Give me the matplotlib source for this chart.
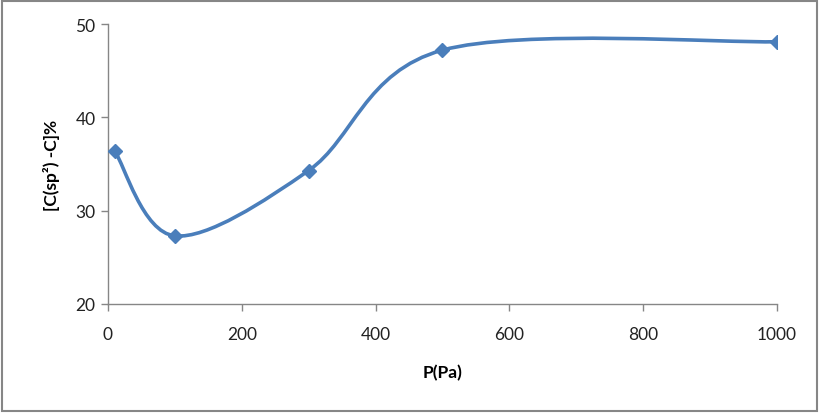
import matplotlib
matplotlib.use('Agg')
import matplotlib.pyplot as plt
from matplotlib.path import Path
from matplotlib.patches import PathPatch, Rectangle

pressure = [10, 100, 300, 500, 1000]
sp2_content = [36.4, 27.3, 34.3, 47.2, 48.1]
x_ticks = [0, 200, 400, 600, 800, 1000]
y_ticks = [20, 30, 40, 50]

plt.rcParams['font.family'] = ['Lato', 'DejaVu Sans']

line_color = '#4A7EBB'
axis_color = '#868686'

fig = plt.figure(figsize=(8.23, 4.14), dpi=100)
ax = fig.add_axes([0.1312, 0.2633, 0.8128, 0.6763])

# Excel-style smoothed line: cubic Bezier segments through the points
pts = list(zip(pressure, sp2_content))
verts = [pts[0]]
codes = [Path.MOVETO]
for i in range(len(pts) - 1):
    p0 = pts[max(i - 1, 0)]
    p1 = pts[i]
    p2 = pts[i + 1]
    p3 = pts[min(i + 2, len(pts) - 1)]
    c1 = (p1[0] + (p2[0] - p0[0]) / 6, p1[1] + (p2[1] - p0[1]) / 6)
    c2 = (p2[0] - (p3[0] - p1[0]) / 6, p2[1] - (p3[1] - p1[1]) / 6)
    verts += [c1, c2, p2]
    codes += [Path.CURVE4] * 3
ax.add_patch(PathPatch(Path(verts, codes), facecolor='none', edgecolor=line_color,
                       lw=2.6, capstyle='round', joinstyle='round'))
ax.plot(pressure, sp2_content, linestyle='none', marker='D', markersize=7.5,
        color=line_color, zorder=3)

ax.set_xlim(0, 1000)
ax.set_ylim(20, 50)
ax.set_xticks(x_ticks)
ax.set_yticks(y_ticks)

for side in ['top', 'right']:
    ax.spines[side].set_visible(False)
for side in ['left', 'bottom']:
    ax.spines[side].set_color(axis_color)
    ax.spines[side].set_linewidth(1.0)
ax.tick_params(axis='both', direction='out', length=5, width=1.0, color=axis_color,
               labelsize=12.5, labelcolor='#222222')
ax.tick_params(axis='x', pad=11)
ax.tick_params(axis='y', pad=4)

ax.set_xlabel('P(Pa)', fontsize=12.5, fontweight='bold', labelpad=16)
ax.set_ylabel('[C(sp²) -C]%', fontsize=12.5, fontweight='bold', labelpad=11)

fig.patches.append(Rectangle((0.003, 0.005), 0.990, 0.99, transform=fig.transFigure,
                             fill=False, edgecolor=axis_color, lw=1.5))

fig.savefig('out.png', dpi=100)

..........

**Your instructions**
In the copy, include no pictures; restate the listing above exactly.

**Solved problem**
Give me the matplotlib source for this chart.
import matplotlib
matplotlib.use('Agg')
import matplotlib.pyplot as plt
from matplotlib.path import Path
from matplotlib.patches import PathPatch, Rectangle

pressure = [10, 100, 300, 500, 1000]
sp2_content = [36.4, 27.3, 34.3, 47.2, 48.1]
x_ticks = [0, 200, 400, 600, 800, 1000]
y_ticks = [20, 30, 40, 50]

plt.rcParams['font.family'] = ['Lato', 'DejaVu Sans']

line_color = '#4A7EBB'
axis_color = '#868686'

fig = plt.figure(figsize=(8.23, 4.14), dpi=100)
ax = fig.add_axes([0.1312, 0.2633, 0.8128, 0.6763])

# Excel-style smoothed line: cubic Bezier segments through the points
pts = list(zip(pressure, sp2_content))
verts = [pts[0]]
codes = [Path.MOVETO]
for i in range(len(pts) - 1):
    p0 = pts[max(i - 1, 0)]
    p1 = pts[i]
    p2 = pts[i + 1]
    p3 = pts[min(i + 2, len(pts) - 1)]
    c1 = (p1[0] + (p2[0] - p0[0]) / 6, p1[1] + (p2[1] - p0[1]) / 6)
    c2 = (p2[0] - (p3[0] - p1[0]) / 6, p2[1] - (p3[1] - p1[1]) / 6)
    verts += [c1, c2, p2]
    codes += [Path.CURVE4] * 3
ax.add_patch(PathPatch(Path(verts, codes), facecolor='none', edgecolor=line_color,
                       lw=2.6, capstyle='round', joinstyle='round'))
ax.plot(pressure, sp2_content, linestyle='none', marker='D', markersize=7.5,
        color=line_color, zorder=3)

ax.set_xlim(0, 1000)
ax.set_ylim(20, 50)
ax.set_xticks(x_ticks)
ax.set_yticks(y_ticks)

for side in ['top', 'right']:
    ax.spines[side].set_visible(False)
for side in ['left', 'bottom']:
    ax.spines[side].set_color(axis_color)
    ax.spines[side].set_linewidth(1.0)
ax.tick_params(axis='both', direction='out', length=5, width=1.0, color=axis_color,
               labelsize=12.5, labelcolor='#222222')
ax.tick_params(axis='x', pad=11)
ax.tick_params(axis='y', pad=4)

ax.set_xlabel('P(Pa)', fontsize=12.5, fontweight='bold', labelpad=16)
ax.set_ylabel('[C(sp²) -C]%', fontsize=12.5, fontweight='bold', labelpad=11)

fig.patches.append(Rectangle((0.003, 0.005), 0.990, 0.99, transform=fig.transFigure,
                             fill=False, edgecolor=axis_color, lw=1.5))

fig.savefig('out.png', dpi=100)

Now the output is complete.